** BEGIN SUPPLIED RECORDS **
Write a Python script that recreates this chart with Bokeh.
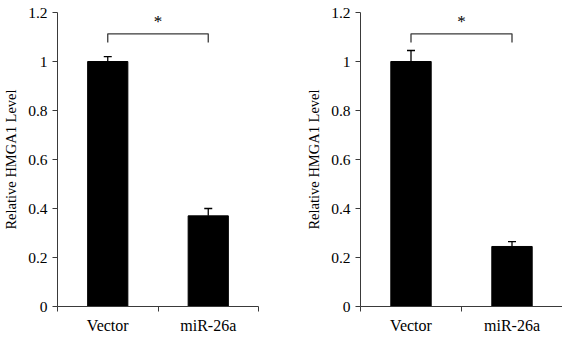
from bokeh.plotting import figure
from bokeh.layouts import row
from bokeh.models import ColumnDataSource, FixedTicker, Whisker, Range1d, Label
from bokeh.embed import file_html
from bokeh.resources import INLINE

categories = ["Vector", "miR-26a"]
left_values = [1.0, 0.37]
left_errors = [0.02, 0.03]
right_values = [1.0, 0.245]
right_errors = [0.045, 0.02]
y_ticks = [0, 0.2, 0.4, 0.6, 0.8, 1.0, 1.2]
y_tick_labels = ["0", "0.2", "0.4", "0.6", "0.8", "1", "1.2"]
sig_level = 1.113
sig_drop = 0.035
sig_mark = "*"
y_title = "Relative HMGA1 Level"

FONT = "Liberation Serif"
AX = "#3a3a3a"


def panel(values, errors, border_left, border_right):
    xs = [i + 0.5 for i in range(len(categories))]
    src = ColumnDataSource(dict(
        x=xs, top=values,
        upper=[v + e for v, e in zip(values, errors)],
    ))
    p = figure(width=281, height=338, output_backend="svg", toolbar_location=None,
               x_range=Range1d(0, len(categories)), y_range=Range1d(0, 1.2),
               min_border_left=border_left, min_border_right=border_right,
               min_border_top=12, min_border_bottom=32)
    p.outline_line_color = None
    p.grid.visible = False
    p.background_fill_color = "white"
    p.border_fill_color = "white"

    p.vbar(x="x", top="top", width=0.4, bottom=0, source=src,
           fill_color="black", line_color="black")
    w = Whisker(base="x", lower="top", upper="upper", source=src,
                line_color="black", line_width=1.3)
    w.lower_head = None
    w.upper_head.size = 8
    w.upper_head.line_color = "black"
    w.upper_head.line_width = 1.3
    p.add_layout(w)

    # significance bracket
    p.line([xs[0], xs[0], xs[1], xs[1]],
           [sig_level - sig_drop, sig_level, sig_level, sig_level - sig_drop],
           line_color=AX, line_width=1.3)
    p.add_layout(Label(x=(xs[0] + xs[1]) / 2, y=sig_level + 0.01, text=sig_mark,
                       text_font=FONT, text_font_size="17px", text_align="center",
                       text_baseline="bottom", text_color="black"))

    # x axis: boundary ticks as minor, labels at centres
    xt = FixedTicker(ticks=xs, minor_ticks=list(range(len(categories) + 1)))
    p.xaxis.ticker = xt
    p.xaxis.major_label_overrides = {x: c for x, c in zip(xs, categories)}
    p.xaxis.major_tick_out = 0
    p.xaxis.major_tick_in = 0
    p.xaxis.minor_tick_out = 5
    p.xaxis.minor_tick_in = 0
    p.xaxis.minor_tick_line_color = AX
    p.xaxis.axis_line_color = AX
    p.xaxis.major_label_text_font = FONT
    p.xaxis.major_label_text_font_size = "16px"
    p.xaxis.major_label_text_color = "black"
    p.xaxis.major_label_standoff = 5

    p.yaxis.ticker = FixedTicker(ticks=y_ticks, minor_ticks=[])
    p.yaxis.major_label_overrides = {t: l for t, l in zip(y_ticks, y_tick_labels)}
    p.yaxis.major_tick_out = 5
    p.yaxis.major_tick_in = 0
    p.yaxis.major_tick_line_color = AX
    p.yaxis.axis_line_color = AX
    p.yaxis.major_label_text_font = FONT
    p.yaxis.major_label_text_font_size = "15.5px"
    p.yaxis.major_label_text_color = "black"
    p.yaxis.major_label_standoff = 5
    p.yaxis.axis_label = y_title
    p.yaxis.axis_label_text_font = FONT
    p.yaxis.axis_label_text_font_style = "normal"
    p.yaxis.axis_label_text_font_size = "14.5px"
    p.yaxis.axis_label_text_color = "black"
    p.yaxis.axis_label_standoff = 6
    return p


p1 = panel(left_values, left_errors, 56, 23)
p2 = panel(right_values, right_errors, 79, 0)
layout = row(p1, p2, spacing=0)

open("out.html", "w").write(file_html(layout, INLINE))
** END SUPPLIED RECORDS **
** BEGIN SUPPLIED RECORDS **
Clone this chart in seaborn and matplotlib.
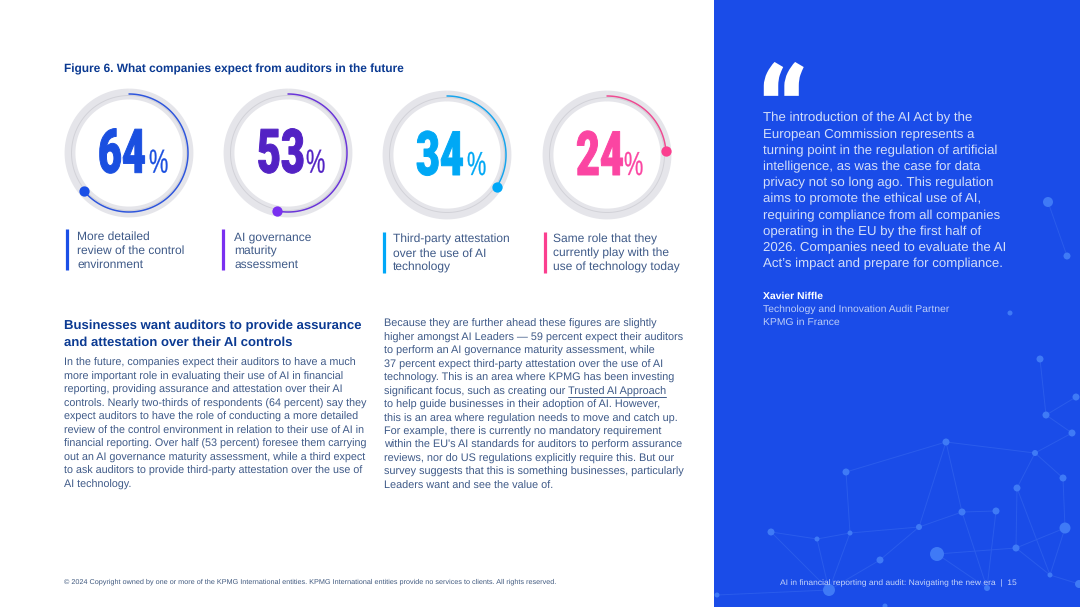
** END SUPPLIED RECORDS **
OBJECTIVE: Above are some records. Output exactly the lines from the one that contains "Write a Python" to the one that contains "p.add_layout(w)", keeping both, and omit the pictures.

THE OUTPUT:
Write a Python script that recreates this chart with Bokeh.
from bokeh.plotting import figure
from bokeh.layouts import row
from bokeh.models import ColumnDataSource, FixedTicker, Whisker, Range1d, Label
from bokeh.embed import file_html
from bokeh.resources import INLINE

categories = ["Vector", "miR-26a"]
left_values = [1.0, 0.37]
left_errors = [0.02, 0.03]
right_values = [1.0, 0.245]
right_errors = [0.045, 0.02]
y_ticks = [0, 0.2, 0.4, 0.6, 0.8, 1.0, 1.2]
y_tick_labels = ["0", "0.2", "0.4", "0.6", "0.8", "1", "1.2"]
sig_level = 1.113
sig_drop = 0.035
sig_mark = "*"
y_title = "Relative HMGA1 Level"

FONT = "Liberation Serif"
AX = "#3a3a3a"


def panel(values, errors, border_left, border_right):
    xs = [i + 0.5 for i in range(len(categories))]
    src = ColumnDataSource(dict(
        x=xs, top=values,
        upper=[v + e for v, e in zip(values, errors)],
    ))
    p = figure(width=281, height=338, output_backend="svg", toolbar_location=None,
               x_range=Range1d(0, len(categories)), y_range=Range1d(0, 1.2),
               min_border_left=border_left, min_border_right=border_right,
               min_border_top=12, min_border_bottom=32)
    p.outline_line_color = None
    p.grid.visible = False
    p.background_fill_color = "white"
    p.border_fill_color = "white"

    p.vbar(x="x", top="top", width=0.4, bottom=0, source=src,
           fill_color="black", line_color="black")
    w = Whisker(base="x", lower="top", upper="upper", source=src,
                line_color="black", line_width=1.3)
    w.lower_head = None
    w.upper_head.size = 8
    w.upper_head.line_color = "black"
    w.upper_head.line_width = 1.3
    p.add_layout(w)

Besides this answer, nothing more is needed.